Apesar da decisão do monarca português de se mandar com a família para o Brasil, dom João VI poderia ter mobilizado seu exército para se defender das tropas napoleônicas. A primeira divisão do exército francês, que acampou nos arredores de Lisboa na noite do dia 29 de novembro, era composta por menos de 10 mil homens. Todos estavam famintos e esgotados, alguns doentes e outros ainda descalços e com as armas quebradas. Para a surpresa deles, tomaram Lisboa sem resistência popular.
O que Portugal fez para tentar impedir a invasão, meses antes, foi se manter neutro no embate entre o império francês e a Inglaterra. Napoleão exigia que Portugal prendesse os ingleses que morassem no reino e declarasse guerra - o que estava fora de cogitação. Portugal era uma nação dependente economicamente dos britânicos e de seus produtos manufaturados. Para preservar a monarquia, os portugueses preferiram então mudar para o lado dos ingleses.

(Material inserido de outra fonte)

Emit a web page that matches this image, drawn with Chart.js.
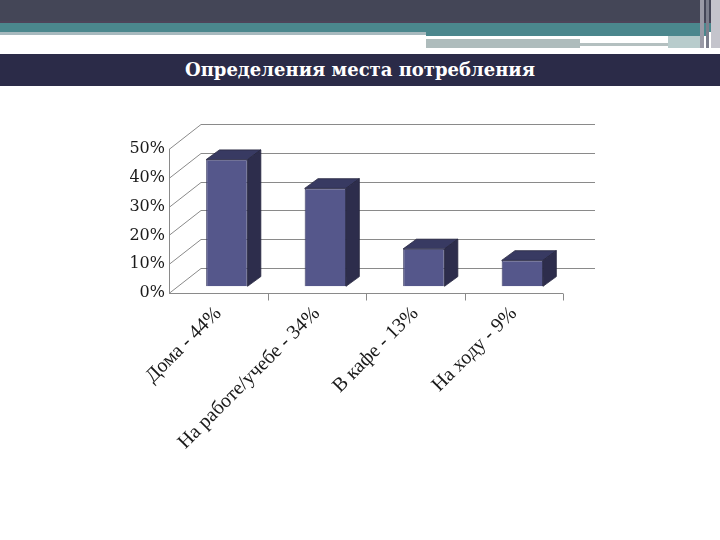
<!DOCTYPE html>
<html>
<head>
<meta charset="utf-8">
<script src="https://cdn.jsdelivr.net/npm/chart.js@4"></script>
<style>
  body { margin: 0; width: 720px; height: 540px; background: #fff; position: relative; overflow: hidden; }
  .band { position: absolute; }
  #title {
    position: absolute; left: 0; top: 54px; width: 720px; height: 32px;
    background: #2b2b48; color: #fff; text-align: center;
    font: bold 18px "DejaVu Serif", serif; line-height: 31px;
  }
  #wrap { position: absolute; left: 0; top: 90px; width: 720px; height: 450px; }
</style>
</head>
<body>
<div class="band" style="left:0;top:0;width:720px;height:21px;background:#444657"></div>
<div class="band" style="left:0;top:21px;width:720px;height:2px;background:#4d4459"></div>
<div class="band" style="left:0;top:23px;width:720px;height:9px;background:#4b878d"></div>
<div class="band" style="left:0;top:32px;width:426px;height:3px;background:#a7b9be"></div>
<div class="band" style="left:426px;top:32px;width:280px;height:4px;background:#4b878d"></div>
<div class="band" style="left:426px;top:39px;width:154px;height:9px;background:#aebcbc"></div>
<div class="band" style="left:580px;top:43px;width:88px;height:3px;background:#b4c0c0"></div>
<div class="band" style="left:668px;top:36px;width:36px;height:12px;background:#b8cccc"></div>
<div class="band" style="left:700px;top:0;width:4px;height:48px;background:#9a9aa6"></div>
<div class="band" style="left:706px;top:0;width:3px;height:48px;background:#7c7e8c"></div>
<div class="band" style="left:711px;top:0;width:9px;height:48px;background:#c4c4cc"></div>
<div id="title">Определения места потребления</div>
<div id="wrap"><canvas id="chart" width="720" height="450"></canvas></div>
<script>
const categories = ["Дома - 44%", "На работе/учебе - 34%", "В кафе - 13%", "На ходу - 9%"];
const shares = [44, 34, 13, 9];
const yMax = 50;
const yStep = 10;

// depth of the back wall and placement of the bars inside it
const wallDX = 32, wallDY = -25;
const barShiftX = 8.6, barShiftY = -6.7;
const barDX = 13.3, barDY = -9.7;

const frame3d = {
  id: "frame3d",
  beforeDatasetsDraw(chart) {
    const { ctx, chartArea: a, scales } = chart;
    const y = scales.y;
    ctx.save();
    ctx.strokeStyle = "#8a8a8a";
    ctx.lineWidth = 1;
    for (let v = 0; v <= yMax; v += yStep) {
      const py = Math.round(y.getPixelForValue(v)) + 0.5;
      ctx.beginPath();
      ctx.moveTo(a.left, py);
      ctx.lineTo(a.left + wallDX, py + wallDY);
      ctx.lineTo(a.right + wallDX, py + wallDY);
      ctx.stroke();
    }
    // front axes
    const y0 = Math.round(y.getPixelForValue(0)) + 0.5;
    ctx.beginPath();
    ctx.moveTo(a.left + 0.5, y0);
    ctx.lineTo(a.left + 0.5, y.getPixelForValue(yMax));
    ctx.moveTo(a.left, y0);
    ctx.lineTo(a.right, y0);
    const step = (a.right - a.left) / categories.length;
    for (let i = 1; i <= categories.length; i++) {
      const px = Math.round(a.left + i * step) + 0.5;
      ctx.moveTo(px, y0);
      ctx.lineTo(px, y0 + 7);
    }
    ctx.stroke();
    ctx.restore();

    ctx.save();
    ctx.translate(barShiftX, barShiftY);
  },
  afterDatasetsDraw(chart) {
    const { ctx } = chart;
    const meta = chart.getDatasetMeta(0);
    meta.data.forEach((bar) => {
      const p = bar.getProps(["x", "y", "base", "width"], true);
      const l = p.x - p.width / 2, r = p.x + p.width / 2;
      ctx.strokeStyle = "#26263f";
      ctx.lineWidth = 0.8;
      ctx.fillStyle = "#383a62";
      ctx.beginPath();
      ctx.moveTo(l, p.y);
      ctx.lineTo(r, p.y);
      ctx.lineTo(r + barDX, p.y + barDY);
      ctx.lineTo(l + barDX, p.y + barDY);
      ctx.closePath();
      ctx.fill();
      ctx.stroke();
      ctx.fillStyle = "#2d2d4c";
      ctx.beginPath();
      ctx.moveTo(r, p.y);
      ctx.lineTo(r + barDX, p.y + barDY);
      ctx.lineTo(r + barDX, p.base + barDY);
      ctx.lineTo(r, p.base);
      ctx.closePath();
      ctx.fill();
      ctx.stroke();
    });
    ctx.restore();
  },
};

new Chart(document.getElementById("chart"), {
  type: "bar",
  data: {
    labels: categories,
    datasets: [
      {
        data: shares,
        backgroundColor: "#55578b",
        borderColor: "#3a3b63",
        borderWidth: 1,
        categoryPercentage: 1,
        barPercentage: 0.42,
        clip: false,
      },
    ],
  },
  options: {
    responsive: false,
    animation: false,
    layout: { padding: { left: 0, top: 59, right: 157, bottom: 0 } },
    plugins: { legend: { display: false }, tooltip: { enabled: false } },
    scales: {
      x: {
        grid: { display: false, drawTicks: false },
        border: { display: false },
        ticks: {
          minRotation: 45,
          maxRotation: 45,
          padding: 9,
          color: "#1a1a1a",
          font: { family: "Liberation Serif", size: 20 },
        },
        afterFit(scale) { scale.height = 247; },
      },
      y: {
        min: 0,
        max: yMax,
        grid: { display: false, drawTicks: false },
        border: { display: false },
        ticks: {
          stepSize: yStep,
          padding: 4,
          color: "#1a1a1a",
          font: { family: "DejaVu Serif", size: 16 },
          callback: (v) => v + "%",
        },
        afterFit(scale) { scale.width = 169; },
      },
    },
  },
  plugins: [frame3d],
});
</script>
</body>
</html>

Em 22 de outubro de 1807, um mês antes da fuga, o príncipe regente e o rei Jorge III, da Grã-Bretanha, acertaram o apoio da marinha inglesa à transferência da sede da monarquia portuguesa para o Brasil. Em troca, a Grã-Bretanha ganhava o direito de ocupar a ilha da Madeira.
A ida da corte para o Brasil não foi um projeto pensado de última hora, apesar do desespero lusitano. Além de ser um ato de salvação da monarquia, foi também uma hábil manobra comercial da Inglaterra. Os ingleses sabiam que a transferência da família real portuguesa permitiria a expansão comercial para o mercado do Atlântico Sul.
O estabelecimento da sede da monarquia por aqui criou as bases para a independência e a centralização do poder. "As regiões formadas no processo de colonização se realinharam diante de um governo central estabelecido", explica Márcia Berbel, professora do departamento de história da Universidade de São Paulo.
"A força da ligação dinástica marcou os projetos políticos nesse momento de crise e se perpetuou com a permanência do príncipe herdeiro e a formação do Império do Brasil." Houve mudanças geradas nas estruturas administrativa e social do país.
O monarca, que estabelecera na colônia o Reino Unido a Portugal e Algarves, voltou a Portugal em 1821 - já com o império napoleônico derrotado. No Brasil, a elite agrária dos proprietários de terra pressionou dom Pedro, filho de dom João VI, a romper definitivamente com Portugal - o que garantiu o êxito de nossa independência.